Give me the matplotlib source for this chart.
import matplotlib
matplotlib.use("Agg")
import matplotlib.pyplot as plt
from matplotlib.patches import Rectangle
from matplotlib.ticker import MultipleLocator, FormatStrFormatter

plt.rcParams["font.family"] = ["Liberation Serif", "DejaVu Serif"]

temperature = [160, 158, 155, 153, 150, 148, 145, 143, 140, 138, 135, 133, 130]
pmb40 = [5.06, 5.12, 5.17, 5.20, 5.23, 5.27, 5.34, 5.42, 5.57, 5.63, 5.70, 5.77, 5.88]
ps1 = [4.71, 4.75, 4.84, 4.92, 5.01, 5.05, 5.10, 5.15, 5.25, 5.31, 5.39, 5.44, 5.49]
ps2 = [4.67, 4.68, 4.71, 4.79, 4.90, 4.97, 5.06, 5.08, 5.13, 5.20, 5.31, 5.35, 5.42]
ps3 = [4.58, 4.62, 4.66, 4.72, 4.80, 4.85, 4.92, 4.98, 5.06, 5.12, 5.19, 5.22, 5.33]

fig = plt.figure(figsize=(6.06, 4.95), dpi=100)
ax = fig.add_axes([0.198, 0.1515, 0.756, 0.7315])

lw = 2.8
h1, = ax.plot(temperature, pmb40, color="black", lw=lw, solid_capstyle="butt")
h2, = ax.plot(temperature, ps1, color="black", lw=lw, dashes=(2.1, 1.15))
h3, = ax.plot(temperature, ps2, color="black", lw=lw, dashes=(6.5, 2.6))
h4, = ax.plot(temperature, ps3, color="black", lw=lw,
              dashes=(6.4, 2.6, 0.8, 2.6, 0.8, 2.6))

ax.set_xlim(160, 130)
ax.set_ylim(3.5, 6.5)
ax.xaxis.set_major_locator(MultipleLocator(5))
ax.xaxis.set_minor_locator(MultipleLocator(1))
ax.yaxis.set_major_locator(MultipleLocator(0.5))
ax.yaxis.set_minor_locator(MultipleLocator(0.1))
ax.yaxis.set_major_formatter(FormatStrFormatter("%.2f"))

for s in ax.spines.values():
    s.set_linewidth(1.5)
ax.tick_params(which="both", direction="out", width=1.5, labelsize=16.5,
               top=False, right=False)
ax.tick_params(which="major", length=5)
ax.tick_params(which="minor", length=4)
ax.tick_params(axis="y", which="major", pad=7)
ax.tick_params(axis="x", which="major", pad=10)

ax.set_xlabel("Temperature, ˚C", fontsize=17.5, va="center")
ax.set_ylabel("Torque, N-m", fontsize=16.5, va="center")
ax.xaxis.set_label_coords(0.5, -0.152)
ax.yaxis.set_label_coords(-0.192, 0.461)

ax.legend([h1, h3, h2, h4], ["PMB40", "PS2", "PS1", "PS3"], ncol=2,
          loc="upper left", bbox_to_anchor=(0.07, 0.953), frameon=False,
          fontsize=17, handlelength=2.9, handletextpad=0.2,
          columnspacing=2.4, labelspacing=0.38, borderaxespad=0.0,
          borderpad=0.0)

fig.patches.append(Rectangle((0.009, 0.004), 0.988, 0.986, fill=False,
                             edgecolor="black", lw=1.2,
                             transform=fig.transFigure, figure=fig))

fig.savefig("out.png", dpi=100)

[GOAL] Please reproduce exactly the lines above, beginning with the first and ending with the line that contains "ax.yaxis.set_label_coords(-0.192, 0.461)", and include nothing outside that range.

[CORRECT OUTPUT]
Give me the matplotlib source for this chart.
import matplotlib
matplotlib.use("Agg")
import matplotlib.pyplot as plt
from matplotlib.patches import Rectangle
from matplotlib.ticker import MultipleLocator, FormatStrFormatter

plt.rcParams["font.family"] = ["Liberation Serif", "DejaVu Serif"]

temperature = [160, 158, 155, 153, 150, 148, 145, 143, 140, 138, 135, 133, 130]
pmb40 = [5.06, 5.12, 5.17, 5.20, 5.23, 5.27, 5.34, 5.42, 5.57, 5.63, 5.70, 5.77, 5.88]
ps1 = [4.71, 4.75, 4.84, 4.92, 5.01, 5.05, 5.10, 5.15, 5.25, 5.31, 5.39, 5.44, 5.49]
ps2 = [4.67, 4.68, 4.71, 4.79, 4.90, 4.97, 5.06, 5.08, 5.13, 5.20, 5.31, 5.35, 5.42]
ps3 = [4.58, 4.62, 4.66, 4.72, 4.80, 4.85, 4.92, 4.98, 5.06, 5.12, 5.19, 5.22, 5.33]

fig = plt.figure(figsize=(6.06, 4.95), dpi=100)
ax = fig.add_axes([0.198, 0.1515, 0.756, 0.7315])

lw = 2.8
h1, = ax.plot(temperature, pmb40, color="black", lw=lw, solid_capstyle="butt")
h2, = ax.plot(temperature, ps1, color="black", lw=lw, dashes=(2.1, 1.15))
h3, = ax.plot(temperature, ps2, color="black", lw=lw, dashes=(6.5, 2.6))
h4, = ax.plot(temperature, ps3, color="black", lw=lw,
              dashes=(6.4, 2.6, 0.8, 2.6, 0.8, 2.6))

ax.set_xlim(160, 130)
ax.set_ylim(3.5, 6.5)
ax.xaxis.set_major_locator(MultipleLocator(5))
ax.xaxis.set_minor_locator(MultipleLocator(1))
ax.yaxis.set_major_locator(MultipleLocator(0.5))
ax.yaxis.set_minor_locator(MultipleLocator(0.1))
ax.yaxis.set_major_formatter(FormatStrFormatter("%.2f"))

for s in ax.spines.values():
    s.set_linewidth(1.5)
ax.tick_params(which="both", direction="out", width=1.5, labelsize=16.5,
               top=False, right=False)
ax.tick_params(which="major", length=5)
ax.tick_params(which="minor", length=4)
ax.tick_params(axis="y", which="major", pad=7)
ax.tick_params(axis="x", which="major", pad=10)

ax.set_xlabel("Temperature, ˚C", fontsize=17.5, va="center")
ax.set_ylabel("Torque, N-m", fontsize=16.5, va="center")
ax.xaxis.set_label_coords(0.5, -0.152)
ax.yaxis.set_label_coords(-0.192, 0.461)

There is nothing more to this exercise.